> SHORT EXERCISE
Check each line below for "matplotlib" and report how many have it, nothing else.

> DATA EXCERPT

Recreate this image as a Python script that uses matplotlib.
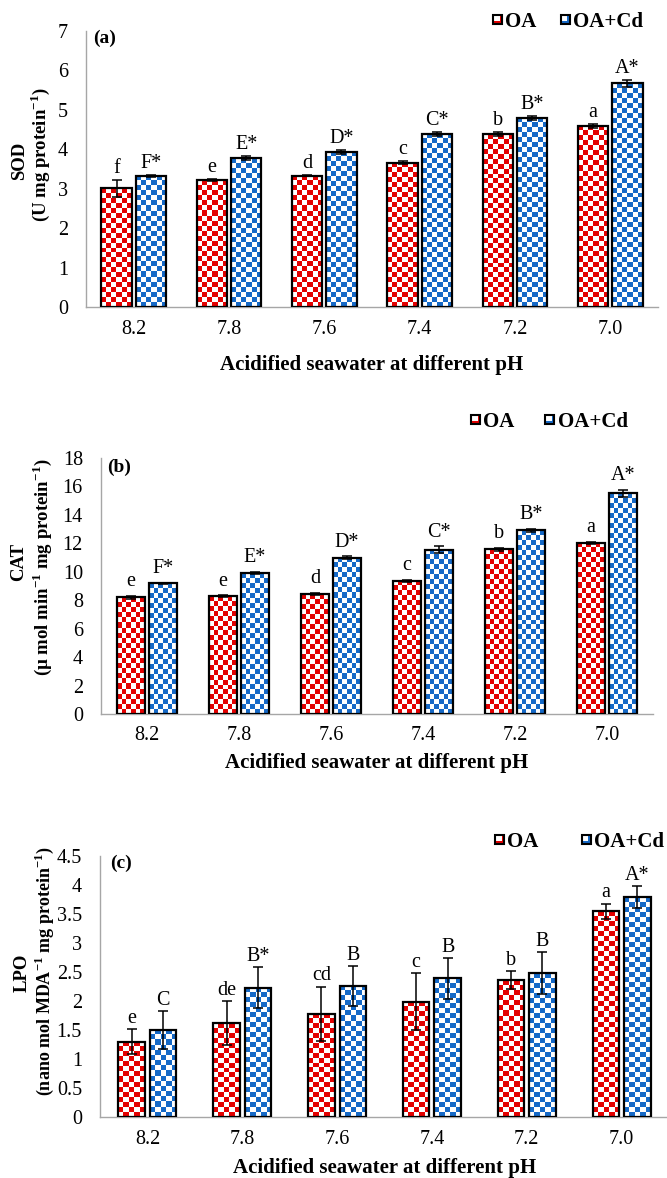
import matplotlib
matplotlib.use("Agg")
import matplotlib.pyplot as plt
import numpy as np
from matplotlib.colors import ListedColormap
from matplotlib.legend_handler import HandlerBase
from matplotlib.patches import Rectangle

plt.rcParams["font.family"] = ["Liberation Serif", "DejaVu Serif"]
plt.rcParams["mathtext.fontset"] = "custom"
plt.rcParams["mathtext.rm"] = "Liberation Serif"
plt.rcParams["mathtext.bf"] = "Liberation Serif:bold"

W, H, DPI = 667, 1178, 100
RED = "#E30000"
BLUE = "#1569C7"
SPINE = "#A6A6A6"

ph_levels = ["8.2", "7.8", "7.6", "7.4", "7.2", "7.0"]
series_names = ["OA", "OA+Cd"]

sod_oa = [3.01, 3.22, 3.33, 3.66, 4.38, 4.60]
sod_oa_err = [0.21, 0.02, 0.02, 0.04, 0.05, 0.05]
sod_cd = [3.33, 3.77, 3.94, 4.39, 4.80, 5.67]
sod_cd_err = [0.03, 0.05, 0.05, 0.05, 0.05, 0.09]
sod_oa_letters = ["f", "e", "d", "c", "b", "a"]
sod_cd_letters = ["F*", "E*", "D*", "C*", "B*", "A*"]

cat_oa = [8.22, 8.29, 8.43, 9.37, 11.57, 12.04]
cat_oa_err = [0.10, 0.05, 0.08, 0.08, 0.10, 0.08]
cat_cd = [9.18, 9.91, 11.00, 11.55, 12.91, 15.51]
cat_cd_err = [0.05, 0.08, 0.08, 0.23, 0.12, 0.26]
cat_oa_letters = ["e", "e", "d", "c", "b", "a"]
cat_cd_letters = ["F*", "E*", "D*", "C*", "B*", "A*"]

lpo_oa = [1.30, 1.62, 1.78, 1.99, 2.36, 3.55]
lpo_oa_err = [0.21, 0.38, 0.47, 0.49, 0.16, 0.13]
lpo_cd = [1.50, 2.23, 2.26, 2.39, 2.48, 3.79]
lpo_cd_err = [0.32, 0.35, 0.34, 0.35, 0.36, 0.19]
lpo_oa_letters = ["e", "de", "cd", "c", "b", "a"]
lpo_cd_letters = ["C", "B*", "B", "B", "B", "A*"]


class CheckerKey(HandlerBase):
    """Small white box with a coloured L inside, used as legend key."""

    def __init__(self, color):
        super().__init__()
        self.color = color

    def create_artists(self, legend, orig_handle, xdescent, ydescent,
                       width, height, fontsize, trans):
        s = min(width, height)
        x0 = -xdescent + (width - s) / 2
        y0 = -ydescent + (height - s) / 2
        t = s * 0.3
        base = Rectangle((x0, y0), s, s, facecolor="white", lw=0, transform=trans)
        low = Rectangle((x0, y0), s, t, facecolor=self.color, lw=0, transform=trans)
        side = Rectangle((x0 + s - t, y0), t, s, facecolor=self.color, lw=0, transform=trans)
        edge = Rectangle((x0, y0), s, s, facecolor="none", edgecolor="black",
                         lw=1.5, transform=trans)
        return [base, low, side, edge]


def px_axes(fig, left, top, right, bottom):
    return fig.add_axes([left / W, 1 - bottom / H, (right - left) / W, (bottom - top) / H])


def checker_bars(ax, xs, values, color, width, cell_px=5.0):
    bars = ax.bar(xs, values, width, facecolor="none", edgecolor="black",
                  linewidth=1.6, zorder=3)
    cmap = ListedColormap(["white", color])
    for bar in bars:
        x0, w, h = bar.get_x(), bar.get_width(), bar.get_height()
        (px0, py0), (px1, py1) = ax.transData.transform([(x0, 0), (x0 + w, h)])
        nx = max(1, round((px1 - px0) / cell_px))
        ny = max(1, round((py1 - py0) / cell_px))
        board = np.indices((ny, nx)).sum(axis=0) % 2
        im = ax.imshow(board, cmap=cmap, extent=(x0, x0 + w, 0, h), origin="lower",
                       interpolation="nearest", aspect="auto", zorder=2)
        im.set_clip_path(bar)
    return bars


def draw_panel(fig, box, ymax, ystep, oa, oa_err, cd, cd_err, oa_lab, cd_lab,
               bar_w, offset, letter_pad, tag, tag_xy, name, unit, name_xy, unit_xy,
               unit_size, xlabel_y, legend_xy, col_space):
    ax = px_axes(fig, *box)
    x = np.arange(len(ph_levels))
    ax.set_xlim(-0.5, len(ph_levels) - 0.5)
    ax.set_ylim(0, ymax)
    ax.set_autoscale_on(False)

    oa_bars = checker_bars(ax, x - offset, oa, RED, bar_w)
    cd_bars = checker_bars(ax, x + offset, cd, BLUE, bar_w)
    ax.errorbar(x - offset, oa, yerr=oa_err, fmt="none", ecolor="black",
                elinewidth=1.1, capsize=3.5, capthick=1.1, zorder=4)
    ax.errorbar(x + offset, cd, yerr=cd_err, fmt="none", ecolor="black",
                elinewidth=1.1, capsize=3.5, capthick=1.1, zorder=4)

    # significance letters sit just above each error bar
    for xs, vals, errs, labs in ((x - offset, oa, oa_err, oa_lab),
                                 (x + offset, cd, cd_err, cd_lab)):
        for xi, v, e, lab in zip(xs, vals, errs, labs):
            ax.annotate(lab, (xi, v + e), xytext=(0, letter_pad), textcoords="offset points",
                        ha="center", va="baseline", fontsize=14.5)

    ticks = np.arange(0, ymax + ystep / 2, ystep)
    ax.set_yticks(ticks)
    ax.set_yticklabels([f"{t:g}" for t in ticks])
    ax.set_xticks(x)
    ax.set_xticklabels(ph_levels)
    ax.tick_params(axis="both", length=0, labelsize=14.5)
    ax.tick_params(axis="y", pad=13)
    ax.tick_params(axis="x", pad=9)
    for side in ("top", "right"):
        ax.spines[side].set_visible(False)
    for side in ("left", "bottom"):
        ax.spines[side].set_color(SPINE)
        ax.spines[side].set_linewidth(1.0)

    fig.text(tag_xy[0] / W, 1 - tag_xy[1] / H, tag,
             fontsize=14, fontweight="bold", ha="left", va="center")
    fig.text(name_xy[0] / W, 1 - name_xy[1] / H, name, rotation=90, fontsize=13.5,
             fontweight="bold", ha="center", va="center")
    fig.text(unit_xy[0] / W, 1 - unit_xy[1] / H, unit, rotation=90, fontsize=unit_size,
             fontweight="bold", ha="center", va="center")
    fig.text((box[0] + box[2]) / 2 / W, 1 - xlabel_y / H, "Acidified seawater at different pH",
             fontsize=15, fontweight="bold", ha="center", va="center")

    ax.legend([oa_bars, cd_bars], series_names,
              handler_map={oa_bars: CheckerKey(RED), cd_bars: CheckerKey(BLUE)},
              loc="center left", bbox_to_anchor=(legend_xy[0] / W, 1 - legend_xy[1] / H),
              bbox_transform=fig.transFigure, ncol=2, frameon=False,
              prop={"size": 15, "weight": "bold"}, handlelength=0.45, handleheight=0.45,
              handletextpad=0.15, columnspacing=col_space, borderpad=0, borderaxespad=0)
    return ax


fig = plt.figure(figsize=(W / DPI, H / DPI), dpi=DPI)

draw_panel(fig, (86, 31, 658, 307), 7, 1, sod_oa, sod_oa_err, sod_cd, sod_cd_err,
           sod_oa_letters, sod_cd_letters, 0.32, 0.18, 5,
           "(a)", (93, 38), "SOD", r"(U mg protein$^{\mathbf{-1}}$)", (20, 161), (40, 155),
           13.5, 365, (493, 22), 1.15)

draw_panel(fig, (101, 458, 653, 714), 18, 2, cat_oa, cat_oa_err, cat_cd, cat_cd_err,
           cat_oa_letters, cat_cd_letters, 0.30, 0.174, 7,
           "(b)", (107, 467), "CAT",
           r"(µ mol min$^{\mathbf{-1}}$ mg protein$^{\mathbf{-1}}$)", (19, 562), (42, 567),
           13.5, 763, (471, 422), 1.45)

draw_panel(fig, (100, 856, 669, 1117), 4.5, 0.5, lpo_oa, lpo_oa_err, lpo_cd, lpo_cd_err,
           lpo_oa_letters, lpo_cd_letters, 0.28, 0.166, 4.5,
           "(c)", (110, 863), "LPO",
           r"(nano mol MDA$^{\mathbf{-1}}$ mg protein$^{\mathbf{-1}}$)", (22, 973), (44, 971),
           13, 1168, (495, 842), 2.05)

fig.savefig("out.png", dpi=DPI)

> WRITTEN SOLUTION
7